* [WRITTEN TASK]: Word for word, give the material below again, minus any images.

* [DATASET SECTION]:
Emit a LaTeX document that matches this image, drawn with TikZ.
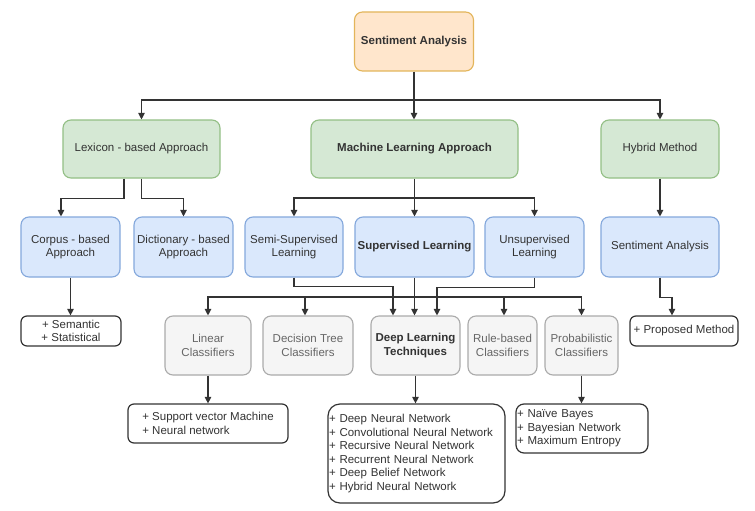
\documentclass[tikz,border=0pt]{standalone}
\usepackage{fontspec}
\setmainfont{Liberation Sans}
\usetikzlibrary{arrows.meta}
\definecolor{txt}{HTML}{333333}
\definecolor{gtxt}{HTML}{666666}
\definecolor{orfill}{HTML}{FFE6CC}
\definecolor{ordraw}{HTML}{E3B55A}
\definecolor{grfill}{HTML}{D5E8D4}
\definecolor{grdraw}{HTML}{93BF85}
\definecolor{blfill}{HTML}{DAE8FC}
\definecolor{bldraw}{HTML}{84A8DC}
\definecolor{gyfill}{HTML}{F5F5F5}
\definecolor{gydraw}{HTML}{ABABAB}
\definecolor{ln}{HTML}{333333}
\tikzset{
  box/.style={rounded corners=8pt, line width=1.1pt, inner sep=1pt, align=center, text=txt,
    font=\fontsize{11.5}{13.6}\selectfont},
  rootbox/.style={box, fill=orfill, draw=ordraw, font=\fontsize{11.5}{13.6}\selectfont\bfseries},
  greenbox/.style={box, fill=grfill, draw=grdraw},
  bluebox/.style={box, fill=blfill, draw=bldraw},
  graybox/.style={box, fill=gyfill, draw=gydraw, text=gtxt},
  listbox/.style={box, fill=white, draw=ln, line width=1.2pt, rounded corners=6pt, align=left},
  arr/.style={draw=ln, line width=1.1pt, -{Triangle[length=6.5pt,width=6.5pt]}},
  plain/.style={draw=ln, line width=1.1pt}
}
\begin{document}
\begin{tikzpicture}[x=1pt,y=-1pt]
\useasboundingbox[fill=white] (0,0) rectangle (755,511);
% level 0
\node[rootbox, minimum width=119pt, minimum height=59pt] (root) at (414,41.5) {Sentiment Analysis};
% level 1
\node[greenbox, minimum width=157pt, minimum height=58pt] (lex) at (141.5,149) {Lexicon - based Approach};
\node[greenbox, minimum width=207pt, minimum height=58pt, font=\fontsize{11.5}{13.6}\selectfont\bfseries] (ml) at (414.5,149) {Machine Learning Approach};
\node[greenbox, minimum width=118pt, minimum height=58pt] (hyb) at (660,149) {Hybrid Method};
% level 2
\node[bluebox, minimum width=99pt, minimum height=60pt] (corpus) at (70.5,247) {Corpus - based\\Approach};
\node[bluebox, minimum width=99pt, minimum height=60pt] (dict) at (183.5,247) {Dictionary - based\\Approach};
\node[bluebox, minimum width=98pt, minimum height=60pt] (semi) at (294,247) {Semi-Supervised\\Learning};
\node[bluebox, minimum width=119pt, minimum height=60pt, font=\fontsize{11.5}{13.6}\selectfont\bfseries] (sup) at (414.5,247) {Supervised Learning};
\node[bluebox, minimum width=99pt, minimum height=60pt] (unsup) at (534.5,247) {Unsupervised\\Learning};
\node[bluebox, minimum width=118pt, minimum height=60pt] (sa2) at (660,247) {Sentiment Analysis};
% level 3
\node[listbox, align=center, minimum width=100pt, minimum height=30pt] (semstat) at (71,331) {+ Semantic\\+ Statistical};
\node[graybox, minimum width=86pt, minimum height=59pt] (lin) at (208,345.5) {Linear\\Classifiers};
\node[graybox, minimum width=90pt, minimum height=59pt] (dt) at (308,345.5) {Decision Tree\\Classifiers};
\node[graybox, minimum width=89pt, minimum height=59pt, text=txt, font=\fontsize{11.5}{13.6}\selectfont\bfseries] (dl) at (415.5,345.5) {Deep Learning\\Techniques};
\node[graybox, minimum width=69pt, minimum height=59pt] (rule) at (502.5,345.5) {Rule-based\\Classifiers};
\node[graybox, minimum width=73pt, minimum height=59pt] (prob) at (581.5,345.5) {Probabilistic\\Classifiers};
\node[listbox, minimum width=108pt, minimum height=30pt] (prop) at (684,331) {+ Proposed Method};
% level 4
\node[listbox, minimum width=160pt, minimum height=39pt] (svm) at (208,423.5) {+ Support vector Machine\\+ Neural network};
\node[listbox, rounded corners=12pt, text width=175pt, inner xsep=1pt, minimum height=99pt] (dln) at (416.5,453.5) {+ Deep Neural Network\\+ Convolutional Neural Network\\+ Recursive Neural Network\\+ Recurrent Neural Network\\+ Deep Belief Network\\+ Hybrid Neural Network};
\node[listbox, rounded corners=8pt, text width=130pt, inner xsep=1pt, minimum height=49pt] (pb) at (582,428.5) {+ Naïve Bayes\\+ Bayesian Network\\+ Maximum Entropy};
% connectors level 0 -> 1
\coordinate (j1) at (414,100);
\draw[plain] (root.south) -- (j1);
\draw[arr] (j1) -| (lex.north);
\draw[arr] (j1) -- (j1 |- ml.north);
\draw[arr] (j1) -| (hyb.north);
% lexicon -> level 2
\draw[arr] ([xshift=-17.5pt]lex.south) -- ++(0,20) -| ([xshift=-9.5pt]corpus.north);
\draw[arr] (lex.south) -- ++(0,20) -| (dict.north);
% ML -> level 2
\coordinate (j2) at (414.5,198);
\draw[plain] (ml.south) -- (j2);
\draw[arr] (j2) -| (semi.north);
\draw[arr] (j2) -- (sup.north);
\draw[arr] (j2) -| (unsup.north);
% hybrid
\draw[arr] (hyb.south) -- (sa2.north);
% corpus
\draw[arr] (corpus.south) -- (corpus.south |- semstat.north);
% semi / sup / unsup -> deep learning
\draw[arr] (semi.south) -- ++(0,9) -| ([xshift=-22.5pt]dl.north);
\draw[arr] (sup.south) -- (sup.south |- dl.north);
\draw[arr] (unsup.south) -- ++(0,10) -| ([xshift=21.5pt]dl.north);
% supervised -> classifiers
\coordinate (j3) at (414.5,297);
\draw[arr] (j3) -| (lin.north);
\draw[arr] (j3) -| ([xshift=-3pt]dt.north);
\draw[arr] (j3) -| ([xshift=1.5pt]rule.north);
\draw[arr] (j3) -| (prob.north);
% hybrid sentiment analysis -> proposed
\draw[arr] (sa2.south) -- ++(0,20) -| ([xshift=-12pt]prop.north);
% level 3 -> 4
\draw[arr] (lin.south) -- (svm.north);
\draw[arr] (dl.south) -- (dl.south |- dln.north);
\draw[arr] (prob.south) -- (prob.south |- pb.north);
\end{tikzpicture}
\end{document}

* [FULL ANSWER]:
Emit a LaTeX document that matches this image, drawn with TikZ.
\documentclass[tikz,border=0pt]{standalone}
\usepackage{fontspec}
\setmainfont{Liberation Sans}
\usetikzlibrary{arrows.meta}
\definecolor{txt}{HTML}{333333}
\definecolor{gtxt}{HTML}{666666}
\definecolor{orfill}{HTML}{FFE6CC}
\definecolor{ordraw}{HTML}{E3B55A}
\definecolor{grfill}{HTML}{D5E8D4}
\definecolor{grdraw}{HTML}{93BF85}
\definecolor{blfill}{HTML}{DAE8FC}
\definecolor{bldraw}{HTML}{84A8DC}
\definecolor{gyfill}{HTML}{F5F5F5}
\definecolor{gydraw}{HTML}{ABABAB}
\definecolor{ln}{HTML}{333333}
\tikzset{
  box/.style={rounded corners=8pt, line width=1.1pt, inner sep=1pt, align=center, text=txt,
    font=\fontsize{11.5}{13.6}\selectfont},
  rootbox/.style={box, fill=orfill, draw=ordraw, font=\fontsize{11.5}{13.6}\selectfont\bfseries},
  greenbox/.style={box, fill=grfill, draw=grdraw},
  bluebox/.style={box, fill=blfill, draw=bldraw},
  graybox/.style={box, fill=gyfill, draw=gydraw, text=gtxt},
  listbox/.style={box, fill=white, draw=ln, line width=1.2pt, rounded corners=6pt, align=left},
  arr/.style={draw=ln, line width=1.1pt, -{Triangle[length=6.5pt,width=6.5pt]}},
  plain/.style={draw=ln, line width=1.1pt}
}
\begin{document}
\begin{tikzpicture}[x=1pt,y=-1pt]
\useasboundingbox[fill=white] (0,0) rectangle (755,511);
% level 0
\node[rootbox, minimum width=119pt, minimum height=59pt] (root) at (414,41.5) {Sentiment Analysis};
% level 1
\node[greenbox, minimum width=157pt, minimum height=58pt] (lex) at (141.5,149) {Lexicon - based Approach};
\node[greenbox, minimum width=207pt, minimum height=58pt, font=\fontsize{11.5}{13.6}\selectfont\bfseries] (ml) at (414.5,149) {Machine Learning Approach};
\node[greenbox, minimum width=118pt, minimum height=58pt] (hyb) at (660,149) {Hybrid Method};
% level 2
\node[bluebox, minimum width=99pt, minimum height=60pt] (corpus) at (70.5,247) {Corpus - based\\Approach};
\node[bluebox, minimum width=99pt, minimum height=60pt] (dict) at (183.5,247) {Dictionary - based\\Approach};
\node[bluebox, minimum width=98pt, minimum height=60pt] (semi) at (294,247) {Semi-Supervised\\Learning};
\node[bluebox, minimum width=119pt, minimum height=60pt, font=\fontsize{11.5}{13.6}\selectfont\bfseries] (sup) at (414.5,247) {Supervised Learning};
\node[bluebox, minimum width=99pt, minimum height=60pt] (unsup) at (534.5,247) {Unsupervised\\Learning};
\node[bluebox, minimum width=118pt, minimum height=60pt] (sa2) at (660,247) {Sentiment Analysis};
% level 3
\node[listbox, align=center, minimum width=100pt, minimum height=30pt] (semstat) at (71,331) {+ Semantic\\+ Statistical};
\node[graybox, minimum width=86pt, minimum height=59pt] (lin) at (208,345.5) {Linear\\Classifiers};
\node[graybox, minimum width=90pt, minimum height=59pt] (dt) at (308,345.5) {Decision Tree\\Classifiers};
\node[graybox, minimum width=89pt, minimum height=59pt, text=txt, font=\fontsize{11.5}{13.6}\selectfont\bfseries] (dl) at (415.5,345.5) {Deep Learning\\Techniques};
\node[graybox, minimum width=69pt, minimum height=59pt] (rule) at (502.5,345.5) {Rule-based\\Classifiers};
\node[graybox, minimum width=73pt, minimum height=59pt] (prob) at (581.5,345.5) {Probabilistic\\Classifiers};
\node[listbox, minimum width=108pt, minimum height=30pt] (prop) at (684,331) {+ Proposed Method};
% level 4
\node[listbox, minimum width=160pt, minimum height=39pt] (svm) at (208,423.5) {+ Support vector Machine\\+ Neural network};
\node[listbox, rounded corners=12pt, text width=175pt, inner xsep=1pt, minimum height=99pt] (dln) at (416.5,453.5) {+ Deep Neural Network\\+ Convolutional Neural Network\\+ Recursive Neural Network\\+ Recurrent Neural Network\\+ Deep Belief Network\\+ Hybrid Neural Network};
\node[listbox, rounded corners=8pt, text width=130pt, inner xsep=1pt, minimum height=49pt] (pb) at (582,428.5) {+ Naïve Bayes\\+ Bayesian Network\\+ Maximum Entropy};
% connectors level 0 -> 1
\coordinate (j1) at (414,100);
\draw[plain] (root.south) -- (j1);
\draw[arr] (j1) -| (lex.north);
\draw[arr] (j1) -- (j1 |- ml.north);
\draw[arr] (j1) -| (hyb.north);
% lexicon -> level 2
\draw[arr] ([xshift=-17.5pt]lex.south) -- ++(0,20) -| ([xshift=-9.5pt]corpus.north);
\draw[arr] (lex.south) -- ++(0,20) -| (dict.north);
% ML -> level 2
\coordinate (j2) at (414.5,198);
\draw[plain] (ml.south) -- (j2);
\draw[arr] (j2) -| (semi.north);
\draw[arr] (j2) -- (sup.north);
\draw[arr] (j2) -| (unsup.north);
% hybrid
\draw[arr] (hyb.south) -- (sa2.north);
% corpus
\draw[arr] (corpus.south) -- (corpus.south |- semstat.north);
% semi / sup / unsup -> deep learning
\draw[arr] (semi.south) -- ++(0,9) -| ([xshift=-22.5pt]dl.north);
\draw[arr] (sup.south) -- (sup.south |- dl.north);
\draw[arr] (unsup.south) -- ++(0,10) -| ([xshift=21.5pt]dl.north);
% supervised -> classifiers
\coordinate (j3) at (414.5,297);
\draw[arr] (j3) -| (lin.north);
\draw[arr] (j3) -| ([xshift=-3pt]dt.north);
\draw[arr] (j3) -| ([xshift=1.5pt]rule.north);
\draw[arr] (j3) -| (prob.north);
% hybrid sentiment analysis -> proposed
\draw[arr] (sa2.south) -- ++(0,20) -| ([xshift=-12pt]prop.north);
% level 3 -> 4
\draw[arr] (lin.south) -- (svm.north);
\draw[arr] (dl.south) -- (dl.south |- dln.north);
\draw[arr] (prob.south) -- (prob.south |- pb.north);
\end{tikzpicture}
\end{document}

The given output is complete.